§ **Available data**
****

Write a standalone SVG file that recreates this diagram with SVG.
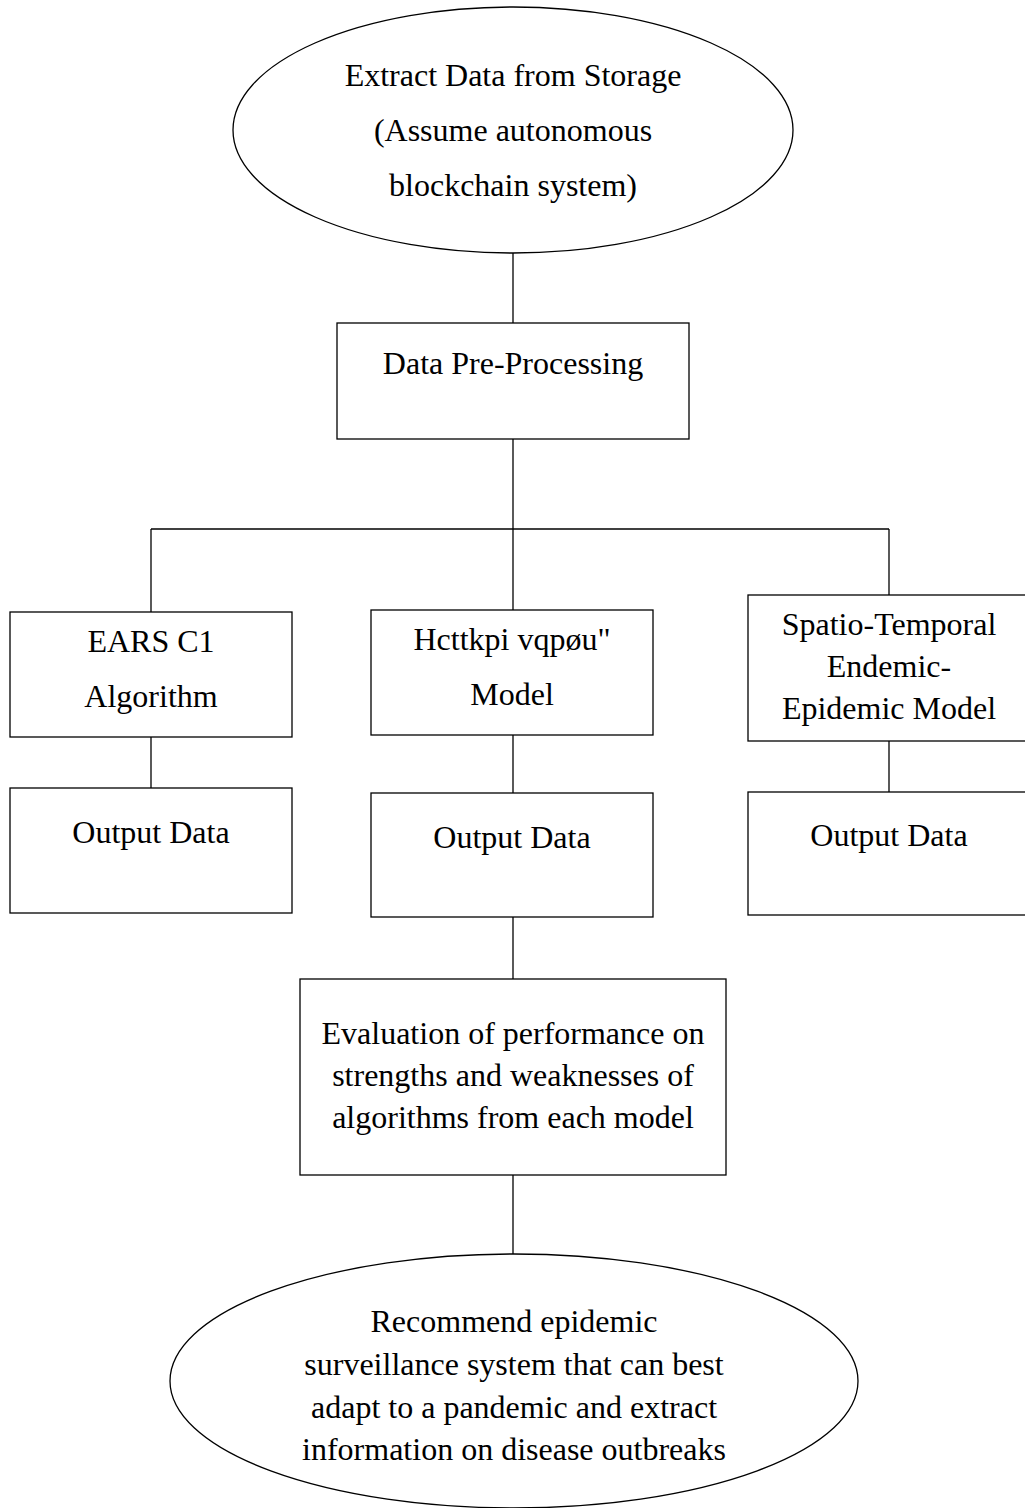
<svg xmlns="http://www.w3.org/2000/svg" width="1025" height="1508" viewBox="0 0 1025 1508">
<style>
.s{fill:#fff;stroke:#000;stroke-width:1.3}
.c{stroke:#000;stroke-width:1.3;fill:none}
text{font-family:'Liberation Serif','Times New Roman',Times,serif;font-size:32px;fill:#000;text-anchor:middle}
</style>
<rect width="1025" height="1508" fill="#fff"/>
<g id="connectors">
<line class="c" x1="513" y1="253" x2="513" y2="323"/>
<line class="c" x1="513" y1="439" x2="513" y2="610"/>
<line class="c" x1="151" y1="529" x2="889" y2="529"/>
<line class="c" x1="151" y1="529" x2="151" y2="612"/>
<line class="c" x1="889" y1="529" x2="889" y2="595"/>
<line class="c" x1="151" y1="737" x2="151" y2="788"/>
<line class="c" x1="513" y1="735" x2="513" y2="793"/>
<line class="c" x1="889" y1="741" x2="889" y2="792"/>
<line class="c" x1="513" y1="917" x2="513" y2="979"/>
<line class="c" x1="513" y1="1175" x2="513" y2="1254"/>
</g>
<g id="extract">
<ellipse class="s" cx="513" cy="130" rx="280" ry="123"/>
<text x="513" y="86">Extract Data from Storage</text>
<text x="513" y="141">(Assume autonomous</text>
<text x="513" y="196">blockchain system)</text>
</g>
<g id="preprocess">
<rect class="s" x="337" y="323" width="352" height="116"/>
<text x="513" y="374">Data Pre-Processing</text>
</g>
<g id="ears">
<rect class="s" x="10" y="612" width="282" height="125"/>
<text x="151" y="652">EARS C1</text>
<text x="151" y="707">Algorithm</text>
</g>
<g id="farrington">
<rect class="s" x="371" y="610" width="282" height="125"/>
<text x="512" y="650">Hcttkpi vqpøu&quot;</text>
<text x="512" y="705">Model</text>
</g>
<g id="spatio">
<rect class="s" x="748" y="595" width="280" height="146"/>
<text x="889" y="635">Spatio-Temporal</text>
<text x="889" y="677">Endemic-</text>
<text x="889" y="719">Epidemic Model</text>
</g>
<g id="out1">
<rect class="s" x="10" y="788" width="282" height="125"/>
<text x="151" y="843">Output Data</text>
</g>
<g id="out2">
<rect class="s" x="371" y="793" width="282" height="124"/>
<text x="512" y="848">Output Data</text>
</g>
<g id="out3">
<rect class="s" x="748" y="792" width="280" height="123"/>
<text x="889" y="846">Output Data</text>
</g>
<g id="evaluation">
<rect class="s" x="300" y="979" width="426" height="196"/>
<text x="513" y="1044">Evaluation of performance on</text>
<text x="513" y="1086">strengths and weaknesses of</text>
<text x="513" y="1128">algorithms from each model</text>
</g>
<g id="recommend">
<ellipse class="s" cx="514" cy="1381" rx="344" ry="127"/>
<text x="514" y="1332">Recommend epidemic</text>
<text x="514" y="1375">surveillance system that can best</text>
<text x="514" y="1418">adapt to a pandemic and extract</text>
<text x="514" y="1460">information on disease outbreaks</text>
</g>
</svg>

****

§ **Your instructions**
Quote the full listing above word for word; exclude every picture from the copy.

§ **Correct answer**
Write a standalone SVG file that recreates this diagram with SVG.
<svg xmlns="http://www.w3.org/2000/svg" width="1025" height="1508" viewBox="0 0 1025 1508">
<style>
.s{fill:#fff;stroke:#000;stroke-width:1.3}
.c{stroke:#000;stroke-width:1.3;fill:none}
text{font-family:'Liberation Serif','Times New Roman',Times,serif;font-size:32px;fill:#000;text-anchor:middle}
</style>
<rect width="1025" height="1508" fill="#fff"/>
<g id="connectors">
<line class="c" x1="513" y1="253" x2="513" y2="323"/>
<line class="c" x1="513" y1="439" x2="513" y2="610"/>
<line class="c" x1="151" y1="529" x2="889" y2="529"/>
<line class="c" x1="151" y1="529" x2="151" y2="612"/>
<line class="c" x1="889" y1="529" x2="889" y2="595"/>
<line class="c" x1="151" y1="737" x2="151" y2="788"/>
<line class="c" x1="513" y1="735" x2="513" y2="793"/>
<line class="c" x1="889" y1="741" x2="889" y2="792"/>
<line class="c" x1="513" y1="917" x2="513" y2="979"/>
<line class="c" x1="513" y1="1175" x2="513" y2="1254"/>
</g>
<g id="extract">
<ellipse class="s" cx="513" cy="130" rx="280" ry="123"/>
<text x="513" y="86">Extract Data from Storage</text>
<text x="513" y="141">(Assume autonomous</text>
<text x="513" y="196">blockchain system)</text>
</g>
<g id="preprocess">
<rect class="s" x="337" y="323" width="352" height="116"/>
<text x="513" y="374">Data Pre-Processing</text>
</g>
<g id="ears">
<rect class="s" x="10" y="612" width="282" height="125"/>
<text x="151" y="652">EARS C1</text>
<text x="151" y="707">Algorithm</text>
</g>
<g id="farrington">
<rect class="s" x="371" y="610" width="282" height="125"/>
<text x="512" y="650">Hcttkpi vqpøu&quot;</text>
<text x="512" y="705">Model</text>
</g>
<g id="spatio">
<rect class="s" x="748" y="595" width="280" height="146"/>
<text x="889" y="635">Spatio-Temporal</text>
<text x="889" y="677">Endemic-</text>
<text x="889" y="719">Epidemic Model</text>
</g>
<g id="out1">
<rect class="s" x="10" y="788" width="282" height="125"/>
<text x="151" y="843">Output Data</text>
</g>
<g id="out2">
<rect class="s" x="371" y="793" width="282" height="124"/>
<text x="512" y="848">Output Data</text>
</g>
<g id="out3">
<rect class="s" x="748" y="792" width="280" height="123"/>
<text x="889" y="846">Output Data</text>
</g>
<g id="evaluation">
<rect class="s" x="300" y="979" width="426" height="196"/>
<text x="513" y="1044">Evaluation of performance on</text>
<text x="513" y="1086">strengths and weaknesses of</text>
<text x="513" y="1128">algorithms from each model</text>
</g>
<g id="recommend">
<ellipse class="s" cx="514" cy="1381" rx="344" ry="127"/>
<text x="514" y="1332">Recommend epidemic</text>
<text x="514" y="1375">surveillance system that can best</text>
<text x="514" y="1418">adapt to a pandemic and extract</text>
<text x="514" y="1460">information on disease outbreaks</text>
</g>
</svg>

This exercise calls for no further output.